Because of the heightened customer satisfaction, employee engagement can lead to higher sales, repeat business, customer referrals, and increased profitability.
High levels of engagement can also reduce employee turnover, which can save money that the organization might otherwise spend on recruitment, hiring, and training replacement employees.
Engaged employees tend to contribute to a positive workplace culture that attracts and retains top talent. A positive workplace culture and a low employee turnover rate can contribute to the organization's success in the long term.
How to improve your employees' engagement
A high level of employee engagement leads to better business outcomes. Some strategies to improve employee engagement can include:
Ensuring clear communication: Open and transparent communication from leadership can help employees better understand the organization's goals and their role in achieving them.
Providing recognition and rewards: Acknowledging and rewarding employees for their efforts and achievements can provide a surprisingly large boost in employee morale and motivation.
Fostering professional development: By offering various and ongoing opportunities for employees to develop their skills and grow in their careers, organizations can demonstrate their investment in their employees' long-term success.
Facilitating a good work-life balance: Encouraging a healthy balance between work and personal life by offering flexible work arrangements or paid time off can reduce employees' stress and improve their level of engagement.
Encouraging an inclusive workplace: A diverse, inclusive workplace not only draws from a richer pool of insights and abilities, it fosters a sense of belonging and engagement among all the organization's employees.
Offering wellness programs: By providing employees with resources for physical and mental well-being, organizations can enhance employees' overall satisfaction and engagement.
Providing regular feedback: When management offers continuous feedback and conducts regular performance evaluations, employees may be better equipped to understand their strengths and areas for improvement. This can lead to career growth and deeper employee engagement.
Training all levels of management: Managers on all levels of the organization should be well-versed in how to engage their team members most effectively.
By implementing these strategies and prioritizing employee well-being, organizations can foster a highly engaged workforce, which results in improved productivity and overall business success.
Employee engagement metrics
Although measuring employee engagement is not exactly straightforward, there are several metrics organizations can use to quantify the level at which their employees are engaged with their work, their jobs, and their employers.
1. Employee retention rate
Employee retention is a measurement of the number of people who remain employed by an organization, and it is an excellent gauge of employee engagement levels.

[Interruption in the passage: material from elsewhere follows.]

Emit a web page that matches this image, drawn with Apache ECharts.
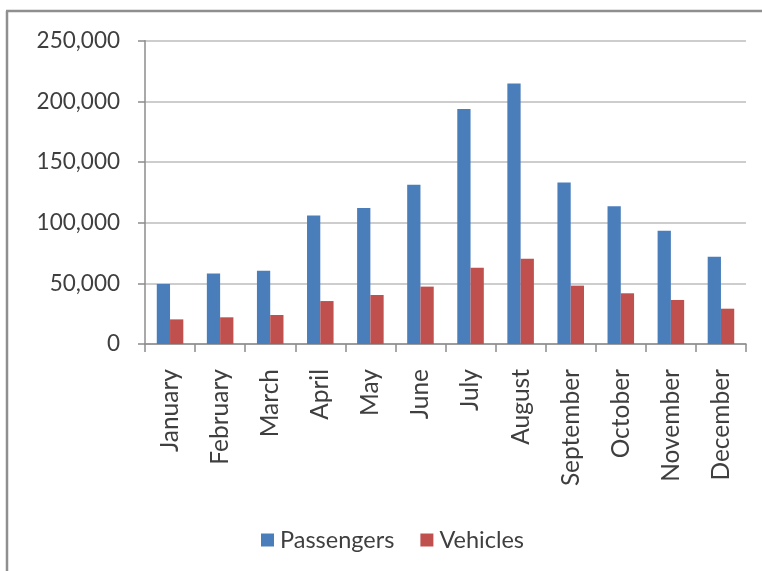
<!DOCTYPE html>
<html>
<head>
<meta charset="utf-8">
<title>Monthly Passengers and Vehicles</title>
<script src="https://cdn.jsdelivr.net/npm/echarts@6/dist/echarts.min.js"></script>
<style>
  html, body { margin: 0; padding: 0; background: #ffffff; }
  #chart { width: 762px; height: 571px; }
</style>
</head>
<body>
<div id="chart"></div>
<script>
// Monthly traffic figures
const months = ['January', 'February', 'March', 'April', 'May', 'June',
                'July', 'August', 'September', 'October', 'November', 'December'];
const passengers = [49500, 58200, 60400, 106000, 112000, 131300,
                    193700, 214800, 133200, 113500, 93400, 72000];
const vehicles = [20300, 22000, 23900, 35400, 40400, 47300,
                  62900, 70300, 48100, 41800, 36300, 29100];
const valueTicks = { min: 0, max: 250000, step: 50000 };

const FONT = 'Lato, "Open Sans", sans-serif';
const TEXT = '#3f3f3f';
const AXIS = '#8c8c8c';

const chart = echarts.init(document.getElementById('chart'), null, { renderer: 'canvas' });

chart.setOption({
  backgroundColor: '#ffffff',
  animation: false,
  textStyle: { fontFamily: FONT },
  // chart-area frame (left and top edges)
  graphic: [
    { type: 'line', shape: { x1: 7, y1: 11, x2: 7, y2: 571 },
      style: { stroke: '#8f8f8f', lineWidth: 2.5 } },
    { type: 'line', shape: { x1: 6, y1: 11, x2: 762, y2: 11 },
      style: { stroke: '#8f8f8f', lineWidth: 2.5 } }
  ],
  grid: { left: 145, right: 16, top: 40.7, bottom: 227, containLabel: false },
  legend: {
    left: 256,
    top: 523,
    icon: 'rect',
    itemWidth: 13,
    itemHeight: 13,
    itemGap: 26,
    textStyle: { fontFamily: FONT, fontSize: 23.5, color: TEXT, padding: [0, 0, 0, 1] },
    data: ['Passengers', 'Vehicles']
  },
  xAxis: {
    type: 'category',
    data: months,
    axisLine: { show: true, lineStyle: { color: AXIS, width: 1.5 } },
    axisTick: { show: true, length: 8, alignWithLabel: false, lineStyle: { color: AXIS, width: 1.5 } },
    axisLabel: {
      rotate: 90,
      interval: 0,
      margin: 25,
      fontFamily: FONT,
      fontSize: 24.5,
      color: TEXT
    },
    splitLine: { show: false }
  },
  yAxis: {
    type: 'value',
    min: valueTicks.min,
    max: valueTicks.max,
    interval: valueTicks.step,
    axisLine: { show: true, lineStyle: { color: AXIS, width: 1.5 } },
    axisTick: { show: true, length: 7, lineStyle: { color: AXIS, width: 1.5 } },
    axisLabel: {
      margin: 25,
      fontFamily: FONT,
      fontSize: 22.5,
      color: TEXT,
      formatter: v => v.toLocaleString('en-US')
    },
    splitLine: { show: true, lineStyle: { color: '#bdbdbd', width: 1.5 } }
  },
  series: [
    {
      name: 'Passengers',
      type: 'bar',
      data: passengers,
      barGap: '0%',
      barCategoryGap: '47%',
      itemStyle: { color: '#4a7ebb' }
    },
    {
      name: 'Vehicles',
      type: 'bar',
      data: vehicles,
      barGap: '0%',
      barCategoryGap: '47%',
      itemStyle: { color: '#c0504d' }
    }
  ]
});
</script>
</body>
</html>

Satisfied employees tend to stay put.
2. Voluntary employee turnover rate
Between hiring and training costs and decreased productivity during periods of short staffing, employee turnover can be costly for any organization. Highly engaged employees are less likely to leave their positions voluntarily. A higher voluntary turnover rate can be an indication that employee engagement is low.
Another metric that can help determine an organization's level of employee engagement is absenteeism. High absenteeism in the workplace can indicate a poor working environment, less-than-optimal leadership, a substandard work-life balance, and overall low employee engagement.
4. Employee satisfaction
Employee engagement and employee satisfaction are inextricably intertwined. Conducting periodic employee satisfaction surveys can help an organization improve its level of employee engagement, provided the organization pays attention to the feedback gleaned through these surveys. Some sample questions to ask in an employee satisfaction survey could include:
Do you feel valued and heard at work?
Can you see a way to advance your career within the organization?
Do you have a good working relationship with your coworkers and your manager?
Do you feel challenged in your job?
Does your job make good use of your skills and talents?
Do you feel that management cares about your well-being?
5. Employee performance
Engaged employees tend to perform better in their job roles. Employee performance metrics can help an organization to understand employee engagement. Employee performance metrics can include:
Work quantity metrics, such as number of sales, number of calls taken, number of items produced, or handling time
Work quality metrics, such as customer satisfaction or number of errors
Organizational performance metrics, such as human capital return on investment (ROI) and revenue per employee
6. Customer satisfaction
Again, engaged employees tend to perform better in their job responsibilities, which will naturally lead to higher customer satisfaction. However, keep in mind that it is important to find a balance between engaged employees and satisfied customers; employees shouldn't be burning themselves out just to please the customers!
How to measure employee engagement
There are multiple ways to measure employee engagement within an organization, many of which involve asking employees directly for feedback. Some methods of measuring employee engagement can include:
Conducting employee surveys, gathering and analyzing feedback, and using the feedback to make positive changes within the organization
Holding one-on-one meetings with managers and encouraging those managers to do the same with their direct reports
Facilitating focus groups and small-group discussions
Conducting interviews throughout the employee life cycle — not just hiring interviews and exit interviews
To start boosting your employees' engagement levels:
Establish an open communication channel for employees to provide feedback and share concerns.
Implement a space where managers and peers can recognize and appreciate their contributions.
Start setting up training programs (internally or externally) and growth opportunities to enhance their skills and career paths.
Introduce flexible work schedules or remote work options to promote a healthier work-life balance.
Organize regular team-building activities to strengthen relationships and enhance collaboration.